I did , however no luck
any help you may provide it will be greatly appreciated
In the search box above, enter "h.323 vs mgcp".
Happy reading.
We have an official document for this, too:
http://www.cisco.com/en/US/tech/tk1077/technologies_tech_note09186a00806fedbe.shtm
Removed /partner/ from URL so non partners can access it.
Message was edited by: Steven Holl
Pls find the updated URL:
http://www.cisco.com/en/US/tech/tk1077/technologies_tech_note09186a00806fedbe.shtml
I received an error
Q is this a correct statement
The main reason I would use MGCP over h.323 is for failover. If you are using a h.323 gateway and your primary callmanager goes down the calls will be dropped. With mgcp the gateway calls will be failed over to the secondary callmanager and the calls will stay up.
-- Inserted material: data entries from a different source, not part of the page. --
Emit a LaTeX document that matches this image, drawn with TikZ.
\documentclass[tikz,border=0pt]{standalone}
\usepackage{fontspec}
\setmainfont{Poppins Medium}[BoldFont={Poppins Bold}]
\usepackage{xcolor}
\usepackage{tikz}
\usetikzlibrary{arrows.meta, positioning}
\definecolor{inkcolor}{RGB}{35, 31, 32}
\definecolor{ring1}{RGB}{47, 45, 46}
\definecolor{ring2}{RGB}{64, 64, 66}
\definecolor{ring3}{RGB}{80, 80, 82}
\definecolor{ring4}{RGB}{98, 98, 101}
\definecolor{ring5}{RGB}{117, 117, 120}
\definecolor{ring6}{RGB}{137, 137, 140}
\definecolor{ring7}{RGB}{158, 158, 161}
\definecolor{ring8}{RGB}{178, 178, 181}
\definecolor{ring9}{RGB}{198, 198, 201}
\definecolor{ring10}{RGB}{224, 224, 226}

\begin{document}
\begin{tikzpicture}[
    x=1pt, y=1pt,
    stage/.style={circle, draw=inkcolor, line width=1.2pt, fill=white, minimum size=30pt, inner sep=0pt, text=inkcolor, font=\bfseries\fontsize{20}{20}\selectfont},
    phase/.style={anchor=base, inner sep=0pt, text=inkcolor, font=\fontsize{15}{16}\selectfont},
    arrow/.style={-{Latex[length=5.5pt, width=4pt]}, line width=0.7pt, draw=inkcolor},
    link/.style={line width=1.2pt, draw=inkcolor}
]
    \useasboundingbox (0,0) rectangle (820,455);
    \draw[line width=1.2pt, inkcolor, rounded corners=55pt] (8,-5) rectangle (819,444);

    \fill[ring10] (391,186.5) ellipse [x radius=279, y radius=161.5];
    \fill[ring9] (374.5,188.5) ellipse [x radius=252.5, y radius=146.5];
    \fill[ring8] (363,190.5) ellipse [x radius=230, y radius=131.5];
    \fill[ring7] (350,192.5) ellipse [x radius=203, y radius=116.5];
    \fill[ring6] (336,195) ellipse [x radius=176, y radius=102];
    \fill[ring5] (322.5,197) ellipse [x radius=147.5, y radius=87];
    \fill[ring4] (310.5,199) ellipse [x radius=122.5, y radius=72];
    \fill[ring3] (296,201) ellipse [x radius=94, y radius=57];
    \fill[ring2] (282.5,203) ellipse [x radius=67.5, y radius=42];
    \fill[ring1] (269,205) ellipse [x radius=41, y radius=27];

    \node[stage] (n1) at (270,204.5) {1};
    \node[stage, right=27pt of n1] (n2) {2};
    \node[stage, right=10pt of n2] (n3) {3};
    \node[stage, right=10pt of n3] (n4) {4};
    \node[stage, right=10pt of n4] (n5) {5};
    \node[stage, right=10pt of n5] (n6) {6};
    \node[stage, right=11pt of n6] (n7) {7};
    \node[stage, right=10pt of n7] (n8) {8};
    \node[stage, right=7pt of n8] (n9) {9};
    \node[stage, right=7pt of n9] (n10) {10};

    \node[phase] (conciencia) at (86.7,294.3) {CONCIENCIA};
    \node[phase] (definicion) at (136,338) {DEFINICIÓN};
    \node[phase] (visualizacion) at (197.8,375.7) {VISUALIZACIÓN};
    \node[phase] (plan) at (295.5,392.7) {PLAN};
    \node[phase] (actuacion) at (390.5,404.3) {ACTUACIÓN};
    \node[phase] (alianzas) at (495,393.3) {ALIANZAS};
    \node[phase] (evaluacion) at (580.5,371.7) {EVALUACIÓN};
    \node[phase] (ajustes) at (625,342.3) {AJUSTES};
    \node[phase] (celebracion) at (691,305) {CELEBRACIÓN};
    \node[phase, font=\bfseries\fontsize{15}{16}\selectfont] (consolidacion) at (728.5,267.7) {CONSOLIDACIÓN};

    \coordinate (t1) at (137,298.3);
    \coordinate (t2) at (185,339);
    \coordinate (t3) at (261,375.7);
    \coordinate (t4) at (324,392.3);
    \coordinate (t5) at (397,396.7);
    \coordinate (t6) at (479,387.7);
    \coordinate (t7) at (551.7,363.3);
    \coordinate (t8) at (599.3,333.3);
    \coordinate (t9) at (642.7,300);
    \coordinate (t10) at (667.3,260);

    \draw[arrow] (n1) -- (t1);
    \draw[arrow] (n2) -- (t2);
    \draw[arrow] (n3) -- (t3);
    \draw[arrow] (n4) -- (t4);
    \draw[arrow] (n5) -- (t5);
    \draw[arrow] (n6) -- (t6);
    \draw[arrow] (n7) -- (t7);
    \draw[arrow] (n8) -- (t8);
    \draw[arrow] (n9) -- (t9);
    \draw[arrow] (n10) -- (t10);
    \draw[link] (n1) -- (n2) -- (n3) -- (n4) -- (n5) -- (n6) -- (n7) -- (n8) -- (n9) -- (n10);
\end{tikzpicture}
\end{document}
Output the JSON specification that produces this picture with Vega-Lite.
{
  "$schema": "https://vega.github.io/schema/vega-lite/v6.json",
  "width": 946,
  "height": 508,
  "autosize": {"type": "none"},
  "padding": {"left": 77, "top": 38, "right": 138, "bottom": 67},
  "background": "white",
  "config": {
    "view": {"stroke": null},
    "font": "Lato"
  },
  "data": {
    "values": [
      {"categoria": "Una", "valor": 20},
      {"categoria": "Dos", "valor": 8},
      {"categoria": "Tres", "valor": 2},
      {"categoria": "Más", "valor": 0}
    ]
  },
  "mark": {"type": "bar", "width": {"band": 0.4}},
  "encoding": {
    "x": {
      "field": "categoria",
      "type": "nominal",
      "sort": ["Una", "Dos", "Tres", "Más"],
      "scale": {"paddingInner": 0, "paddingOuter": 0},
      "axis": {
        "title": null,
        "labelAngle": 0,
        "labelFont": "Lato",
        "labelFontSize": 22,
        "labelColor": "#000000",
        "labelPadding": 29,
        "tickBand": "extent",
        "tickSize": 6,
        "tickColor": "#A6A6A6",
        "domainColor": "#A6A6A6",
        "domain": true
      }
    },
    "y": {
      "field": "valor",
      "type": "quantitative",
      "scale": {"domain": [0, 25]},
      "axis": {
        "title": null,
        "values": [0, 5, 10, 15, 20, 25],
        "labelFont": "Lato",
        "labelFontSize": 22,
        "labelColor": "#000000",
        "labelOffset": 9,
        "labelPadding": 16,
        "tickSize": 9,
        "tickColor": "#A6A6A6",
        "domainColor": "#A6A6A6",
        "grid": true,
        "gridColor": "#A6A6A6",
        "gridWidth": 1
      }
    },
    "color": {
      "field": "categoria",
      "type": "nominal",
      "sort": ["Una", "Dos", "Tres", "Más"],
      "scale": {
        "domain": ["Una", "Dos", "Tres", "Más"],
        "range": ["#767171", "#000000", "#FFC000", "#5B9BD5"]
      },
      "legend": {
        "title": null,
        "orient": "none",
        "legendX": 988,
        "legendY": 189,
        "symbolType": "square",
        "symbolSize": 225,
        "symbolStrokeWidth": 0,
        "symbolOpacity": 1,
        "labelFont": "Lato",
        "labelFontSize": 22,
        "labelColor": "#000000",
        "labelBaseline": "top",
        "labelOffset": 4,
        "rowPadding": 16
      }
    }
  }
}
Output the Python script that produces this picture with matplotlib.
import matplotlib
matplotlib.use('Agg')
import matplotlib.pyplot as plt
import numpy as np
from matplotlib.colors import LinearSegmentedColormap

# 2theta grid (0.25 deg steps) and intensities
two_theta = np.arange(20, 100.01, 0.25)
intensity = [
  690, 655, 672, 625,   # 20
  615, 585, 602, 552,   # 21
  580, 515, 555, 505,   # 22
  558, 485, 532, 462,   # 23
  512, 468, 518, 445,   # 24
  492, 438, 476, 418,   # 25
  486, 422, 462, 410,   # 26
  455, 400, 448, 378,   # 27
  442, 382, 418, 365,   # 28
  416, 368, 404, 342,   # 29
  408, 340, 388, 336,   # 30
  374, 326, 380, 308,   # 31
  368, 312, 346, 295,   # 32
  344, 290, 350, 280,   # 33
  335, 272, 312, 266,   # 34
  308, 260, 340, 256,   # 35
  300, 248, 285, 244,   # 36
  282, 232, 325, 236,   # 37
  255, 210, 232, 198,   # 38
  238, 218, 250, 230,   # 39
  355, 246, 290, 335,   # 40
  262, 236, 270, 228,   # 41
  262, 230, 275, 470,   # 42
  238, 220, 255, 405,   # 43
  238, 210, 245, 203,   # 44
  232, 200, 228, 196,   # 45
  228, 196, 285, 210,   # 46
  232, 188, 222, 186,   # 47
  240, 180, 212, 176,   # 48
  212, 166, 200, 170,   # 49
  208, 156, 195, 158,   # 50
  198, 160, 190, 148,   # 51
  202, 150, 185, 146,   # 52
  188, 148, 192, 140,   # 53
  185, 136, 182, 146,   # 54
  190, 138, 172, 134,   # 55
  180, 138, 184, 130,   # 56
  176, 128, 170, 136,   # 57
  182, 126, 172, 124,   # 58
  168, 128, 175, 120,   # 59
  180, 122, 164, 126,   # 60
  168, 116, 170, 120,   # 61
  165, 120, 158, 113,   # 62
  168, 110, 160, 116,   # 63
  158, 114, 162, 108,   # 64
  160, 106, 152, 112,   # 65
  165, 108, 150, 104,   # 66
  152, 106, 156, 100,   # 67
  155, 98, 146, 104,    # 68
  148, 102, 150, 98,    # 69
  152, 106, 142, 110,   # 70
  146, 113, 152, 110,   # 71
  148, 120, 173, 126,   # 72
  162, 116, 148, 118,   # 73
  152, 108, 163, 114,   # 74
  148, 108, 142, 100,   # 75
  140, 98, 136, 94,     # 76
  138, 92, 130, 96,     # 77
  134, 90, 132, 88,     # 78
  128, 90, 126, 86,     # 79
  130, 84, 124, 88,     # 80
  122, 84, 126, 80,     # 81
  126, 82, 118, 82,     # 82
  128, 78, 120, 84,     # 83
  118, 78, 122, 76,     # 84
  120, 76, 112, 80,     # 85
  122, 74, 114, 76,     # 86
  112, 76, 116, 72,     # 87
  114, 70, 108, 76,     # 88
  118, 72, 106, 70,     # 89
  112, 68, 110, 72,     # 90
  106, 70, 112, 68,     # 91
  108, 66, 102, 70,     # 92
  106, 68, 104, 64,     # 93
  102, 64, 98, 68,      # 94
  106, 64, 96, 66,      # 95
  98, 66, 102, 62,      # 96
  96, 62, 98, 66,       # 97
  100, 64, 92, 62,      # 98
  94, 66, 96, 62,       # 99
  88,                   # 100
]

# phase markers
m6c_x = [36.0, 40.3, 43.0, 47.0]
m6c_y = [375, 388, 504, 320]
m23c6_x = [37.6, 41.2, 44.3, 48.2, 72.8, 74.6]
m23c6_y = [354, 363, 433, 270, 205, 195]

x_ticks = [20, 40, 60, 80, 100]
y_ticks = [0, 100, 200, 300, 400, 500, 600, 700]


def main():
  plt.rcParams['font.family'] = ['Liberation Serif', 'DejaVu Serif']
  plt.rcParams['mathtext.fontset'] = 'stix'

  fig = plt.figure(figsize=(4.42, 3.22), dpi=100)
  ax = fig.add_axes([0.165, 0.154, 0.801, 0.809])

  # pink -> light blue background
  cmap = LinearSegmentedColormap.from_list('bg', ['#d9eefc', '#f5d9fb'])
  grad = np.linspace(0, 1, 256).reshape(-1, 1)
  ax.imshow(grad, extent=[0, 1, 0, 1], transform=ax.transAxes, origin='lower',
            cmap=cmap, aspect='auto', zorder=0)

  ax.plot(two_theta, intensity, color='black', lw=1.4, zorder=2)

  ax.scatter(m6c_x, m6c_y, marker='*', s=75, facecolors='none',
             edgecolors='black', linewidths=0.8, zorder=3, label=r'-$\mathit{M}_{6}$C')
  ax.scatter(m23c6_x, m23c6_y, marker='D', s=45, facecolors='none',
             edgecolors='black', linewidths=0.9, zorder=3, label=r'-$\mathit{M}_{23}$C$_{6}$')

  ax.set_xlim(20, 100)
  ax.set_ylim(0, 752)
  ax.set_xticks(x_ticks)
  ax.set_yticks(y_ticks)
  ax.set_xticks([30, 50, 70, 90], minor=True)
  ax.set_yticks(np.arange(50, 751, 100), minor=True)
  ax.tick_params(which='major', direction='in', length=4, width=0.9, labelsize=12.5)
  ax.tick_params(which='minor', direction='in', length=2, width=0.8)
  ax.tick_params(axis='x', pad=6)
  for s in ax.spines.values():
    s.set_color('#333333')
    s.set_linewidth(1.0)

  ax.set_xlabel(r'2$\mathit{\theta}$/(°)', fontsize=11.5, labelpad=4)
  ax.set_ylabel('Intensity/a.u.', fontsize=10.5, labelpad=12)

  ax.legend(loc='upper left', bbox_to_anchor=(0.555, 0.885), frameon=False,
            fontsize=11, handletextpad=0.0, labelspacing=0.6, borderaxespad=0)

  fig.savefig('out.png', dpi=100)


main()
According to H.323 gateway confg
There is 2 VOIP statements apply with a
Session target ipv4: Primary Call manager IP address
And Subscriber IP address
Can you explain?
Thx
I edited the link; it should work now.
kalbasha0 wrote:
Q is this a correct statement
The main reason I would use MGCP over h.323 is for failover. If you are using a h.323 gateway and your primary callmanager goes down the calls will be dropped. With mgcp the gateway calls will be failed over to the secondary callmanager and the calls will stay up.
This is true. Q.931 terminates on CUCM with MGCP. If CUCM goes down, the q.931 channel needs to failover to the router to take calls for SRST, which means active calls will drop.
To go along with Steve's note, this would imply that MGCP calls would drop when connection is lost to Call Manager, where with H323 as q.931 is terminating at the gateway itself and not Call Manager, if contact is lost with Call Manager, the call will not drop and will be preserved.